Keywords: ligand generation, drug discovery, geometric learning, 3D structure
TL;DR: We created a machine learning framework to construct ligand molecules inside 3D protein pockets.
Abstract: Computationally-aided design of novel molecules has the potential to accelerate drug discovery. Several recent generative models aimed to create new molecules for specific protein targets. However, a rate limiting step in drug development is molecule optimization, which can take years due to the challenge of optimizing multiple molecular properties at once. We developed a method to solve a specific molecular optimization problem in silico: expanding a small, fragment-like starting molecule bound to a protein pocket into a larger molecule that matches the physiochemical properties of known drugs.
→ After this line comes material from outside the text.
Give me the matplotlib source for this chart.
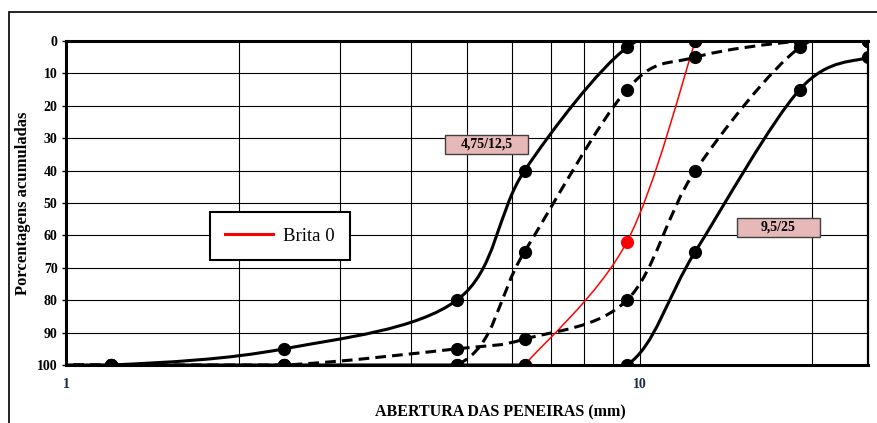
import numpy as np
import matplotlib
matplotlib.use("Agg")
import matplotlib.pyplot as plt
from matplotlib.path import Path
from matplotlib.patches import PathPatch, Rectangle
from matplotlib.lines import Line2D
from matplotlib.ticker import FixedLocator, NullFormatter, LogLocator

plt.rcParams['font.family'] = ['Liberation Serif', 'DejaVu Serif']

# sieve openings (mm) and accumulated retained percentages
sieves = [0.6, 1.2, 2.4, 4.8, 6.3, 9.5, 12.5, 19, 25]
inf_475 = [100, 100, 95, 80, 40, 2, 0, 0, 0]          # 4,75/12,5 solid
sup_475 = [100, 100, 100, 100, 65, 15, 5, 0, 0]       # 4,75/12,5 dashed
sup_95 = [100, 100, 100, 95, 92, 80, 40, 2, 0]        # 9,5/25 dashed
inf_95 = [100, 100, 100, 100, 100, 100, 65, 15, 5]    # 9,5/25 solid
brita_x = [6.3, 9.5, 12.5]
brita_y = [100, 62, 0]

y_ticks = list(range(0, 101, 10))


def smooth_path(xs, ys):
    # Catmull-Rom style bezier control points in log-x space (like excel smoothed lines)
    pts = np.column_stack([np.log10(xs), np.asarray(ys, float)])
    n = len(pts)
    verts = [pts[0]]
    codes = [Path.MOVETO]
    for i in range(n - 1):
        p0 = pts[max(i - 1, 0)]
        p1 = pts[i]
        p2 = pts[i + 1]
        p3 = pts[min(i + 2, n - 1)]
        verts += [p1 + (p2 - p0) / 6, p2 - (p3 - p1) / 6, p2]
        codes += [Path.CURVE4] * 3
    verts = np.array(verts)
    verts[:, 0] = 10 ** verts[:, 0]
    return Path(verts, codes)


fig = plt.figure(figsize=(8.77, 4.23), dpi=100)
ax = fig.add_axes([66 / 877, 1 - 365 / 423, (868 - 66) / 877, 324 / 423])
ax.set_xscale('log')

lw = 2.2
dash = (0, (3.5, 2))

# red curve
ax.add_patch(PathPatch(smooth_path(brita_x, brita_y), facecolor='none',
                       edgecolor='red', lw=1.1, zorder=3))
ax.plot(brita_x, brita_y, 'o', color='red', ms=8.5, zorder=3)

for ys, ls in [(inf_475, '-'), (sup_475, dash), (sup_95, dash), (inf_95, '-')]:
    ax.add_patch(PathPatch(smooth_path(sieves, ys), facecolor='none',
                           edgecolor='black', lw=lw, linestyle=ls, zorder=4))
    ax.plot(sieves, ys, 'o', color='black', ms=8.5, zorder=5)

ax.set_xlim(1, 25)
ax.set_ylim(100, 0)

ax.xaxis.set_major_locator(FixedLocator([1, 10]))
ax.xaxis.set_minor_locator(LogLocator(base=10, subs=np.arange(2, 10)))
ax.xaxis.set_minor_formatter(NullFormatter())
ax.set_xticklabels(['1', '10'])
ax.set_yticks(y_ticks)
ax.grid(True, which='both', color='black', lw=0.8, zorder=1)
ax.set_axisbelow(True)

ax.tick_params(axis='x', which='both', length=0, pad=9, labelsize=10, labelcolor='#1c2848')
ax.tick_params(axis='y', length=3, width=1, pad=3, labelsize=10)
for lab in ax.get_xticklabels() + ax.get_yticklabels():
    lab.set_fontweight('bold')

for side in ['left', 'bottom', 'top']:
    ax.spines[side].set_linewidth(2.2)
ax.spines['right'].set_linewidth(1.6)

ax.set_ylabel('Porcentagens acumuladas', fontsize=12, fontweight='bold', labelpad=4)
fig.text(500 / 877, 1 - 412 / 423, 'ABERTURA DAS PENEIRAS (mm)', ha='center', va='center',
         fontsize=11.5, fontweight='bold')

# series labels
def label_box(x0, x1, y0, y1, text):
    ax0 = (x0 - 66) / 802
    w = (x1 - x0) / 802
    ay = 1 - (y1 - 41) / 324
    h = (y1 - y0) / 324
    ax.add_patch(Rectangle((ax0, ay), w, h, transform=ax.transAxes, facecolor='#e6b8b7',
                           edgecolor='#404040', lw=1, zorder=6))
    ax.text(ax0 + w / 2, ay + h / 2, text, transform=ax.transAxes, ha='center', va='center',
            fontsize=10, fontweight='bold', zorder=7)

label_box(445, 528, 135, 154, '4,75/12,5')
label_box(737, 820, 218, 237, '9,5/25')

leg = ax.legend(handles=[Line2D([], [], color='red', lw=2.2)], labels=['Brita 0'],
                loc='center', bbox_to_anchor=(0.2668, 0.398), fontsize=13.5, frameon=True,
                fancybox=False, edgecolor='black', framealpha=1, borderpad=0.8,
                handlelength=2.55, handletextpad=0.55)
leg.get_frame().set_linewidth(1.5)
leg.set_zorder(8)

# outer frame of the figure
fig.patches.append(Rectangle((9 / 877, -0.1), 1.2, 1 - 12 / 423 + 0.1, transform=fig.transFigure,
                             facecolor='none', edgecolor='black', lw=1.2))

fig.savefig('out.png', dpi=100)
Using data-efficient E(3) equivariant based neural networks and a 3D atomic point cloud representation, our model learns how to attach new molecular fragments to a growing structure by recognizing realistic intermediates generated en route to a final ligand. This approach always generates chemically valid molecules and incorporates all relevant 3D spatial information from the protein pocket. This framework produces promising molecules as assessed by multiple properties that address binding affinity, ease of synthesis, and solubility. Overall, we demonstrate the feasibility of 3D molecular structure expansion conditioned on protein pockets and developed a tool that could accelerate the work of medicinal chemists.